Wheeler, Gaines' book points out, had only been a professional stuntwoman for a few years — her first high-end gig was in 1985 — and didn't feel she was in a position to delay an enormous studio production because of vague misgivings about a stunt setup. She agreed to do the stunt, even as new complications kept arising in the countdown up to her launch. The candy glass, she late found out, was not as transparent as the breakaway kind. This meant that the person manning the cable-cutting button, a man named Greg Tippie, wouldn't necessarily be able to see when the stunt performers were all the way through the window. Additionally, the newly added rocket added smoke to the scene, further blocking Tippie's view.
Tippie also had the unwise idea to move inside the building to watch the stunt, rather than standing outside as he did before. The man in charge of cutting Wheeler's cable at a very precise moment was in a position where he wouldn't be able to see much of anything.
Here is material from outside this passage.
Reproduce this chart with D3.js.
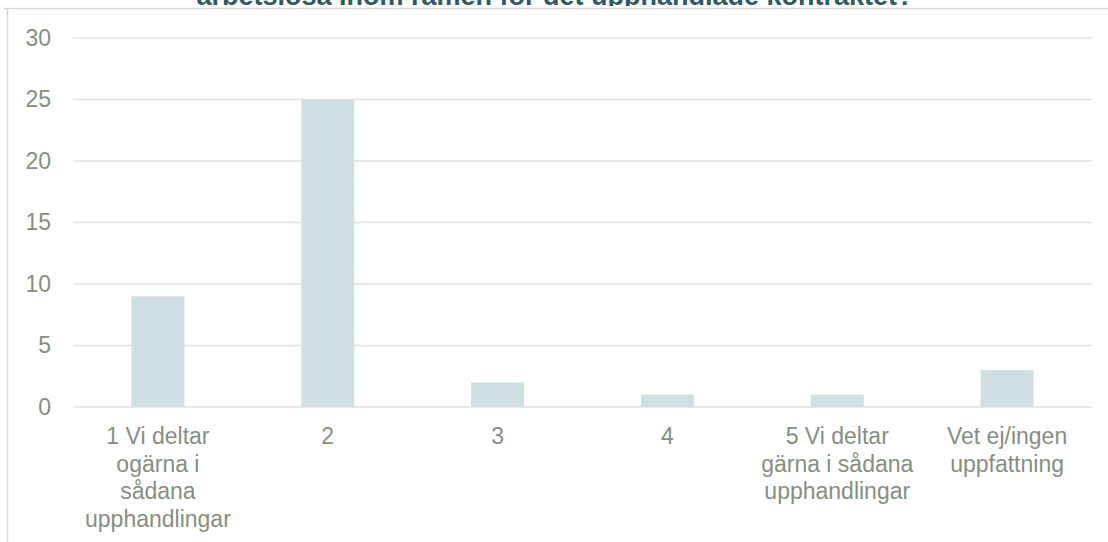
<!DOCTYPE html>
<html>
<head>
<meta charset="utf-8">
<script src="https://cdn.jsdelivr.net/npm/d3@7"></script>
<style>
  html, body { margin: 0; padding: 0; background: #ffffff; }
  svg { display: block; }
</style>
</head>
<body>
<svg id="chart" width="1108" height="542"></svg>
<script>
const titleText = "arbetslösa inom ramen för det upphandlade kontraktet?";
const categories = [
  ["1 Vi deltar", "ogärna i", "sådana", "upphandlingar"],
  ["2"],
  ["3"],
  ["4"],
  ["5 Vi deltar", "gärna i sådana", "upphandlingar"],
  ["Vet ej/ingen", "uppfattning"]
];
const values = [9, 25, 2, 1, 1, 3];
const yTicks = [0, 5, 10, 15, 20, 25, 30];

const svg = d3.select("#chart");
const W = 1108, H = 542;
const margin = { left: 73, right: 16, top: 38, bottom: 135 };
const labelColor = "#858f80";
const font = "'Liberation Sans', Arial, sans-serif";

// frame
svg.append("line").attr("x1", 7.5).attr("x2", 7.5).attr("y1", 8).attr("y2", H)
  .attr("stroke", "#dadada").attr("stroke-width", 1.5);
svg.append("line").attr("x1", 4).attr("x2", W).attr("y1", 8.5).attr("y2", 8.5)
  .attr("stroke", "#dadada").attr("stroke-width", 1.5);

// title (cut off at the top)
svg.append("clipPath").attr("id", "tclip").append("rect")
  .attr("x", 0).attr("y", 0).attr("width", W).attr("height", 6);
svg.append("text")
  .attr("clip-path", "url(#tclip)")
  .attr("x", 555).attr("y", 5)
  .attr("text-anchor", "middle")
  .attr("font-family", font).attr("font-weight", "bold")
  .attr("font-size", 27).attr("fill", "#2e5b62")
  .text(titleText);

const x = d3.scaleBand()
  .domain(d3.range(categories.length))
  .range([margin.left, W - margin.right])
  .padding(0);
const y = d3.scaleLinear().domain([0, 30]).range([H - margin.bottom, margin.top]);

// gridlines
svg.append("g").selectAll("line").data(yTicks).join("line")
  .attr("x1", margin.left).attr("x2", W - margin.right)
  .attr("y1", d => y(d)).attr("y2", d => y(d))
  .attr("stroke", "#e2e2e2").attr("stroke-width", 1.5);

// y labels
svg.append("g").selectAll("text").data(yTicks).join("text")
  .attr("x", 51).attr("y", d => y(d)).attr("dy", "0.33em")
  .attr("text-anchor", "end")
  .attr("font-family", font).attr("font-size", 23).attr("fill", labelColor)
  .text(d => d);

// bars
const bw = x.bandwidth() * 0.312;
svg.append("g").selectAll("rect").data(values).join("rect")
  .attr("x", (d, i) => x(i) + x.bandwidth() / 2 - bw / 2)
  .attr("width", bw)
  .attr("y", d => y(d))
  .attr("height", d => y(0) - y(d))
  .attr("fill", "#cfdfe2");

// x labels
const xl = svg.append("g").selectAll("text").data(categories).join("text")
  .attr("text-anchor", "middle")
  .attr("font-family", font).attr("font-size", 23).attr("fill", labelColor);
xl.each(function(lines, i) {
  const t = d3.select(this);
  lines.forEach((ln, j) => {
    t.append("tspan")
      .attr("x", x(i) + x.bandwidth() / 2)
      .attr("y", 444 + j * 27.5)
      .text(ln);
  });
});
</script>
</body>
</html>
'I'm going to hit this pillar'
Wheeler recalls the stunt failing almost immediately. When she and her co-stars were hoisted in the air, the cabled swung wildly in the wrong direction. Rather than heading straight for the window, Wheeler began swinging far out to the right, directly toward a massive pillar next to the window. She remembers thinking repeatedly "I'm going to hit this pillar." Pinwheeling with her stomach parallel to the ground, that's exactly what happened. The stunt performer smacked incredibly hard into an exterior pillar while her co-stars crashed through the window.
As it happens, Wheeler was padded up pretty heavily, and slamming into the pillar at high speeds actually didn't hurt. She was rattled, but uninjured. The stunt failed, and she crashed, but the crisis had been averted. It's what happened next that actually hurt.
Because Tippie was inside the building, and because he couldn't see that Wheeler hadn't made it inside, decided to cut everyone's cables as planned. Some of the stunt performers landed on the inflated airbag. Wheeler, still dangling outside, plummeted, face-first onto the concrete below from thirty feet up. She essentially belly-flopped onto a sidewalk. She bled a lot and some of the crew thought briefly that she had died. According to the August 1993 issue of Black Belt Magazine, Wheeler required reconstructive surgery following the event, as she shattered her face and right wrist.
Wheeler would recover, luckily. She continued to work and would become a celebrated and award-winning stunt performer, performing in "Die Hard 2," "Demolition Man," "Charlie's Angels," and the "Lethal Weapon" movies. She would also continue a lucrative martial arts career.
Wheeler tragically died in 2020 after she and her husband got into a shootout with her ex-husband. She was 59.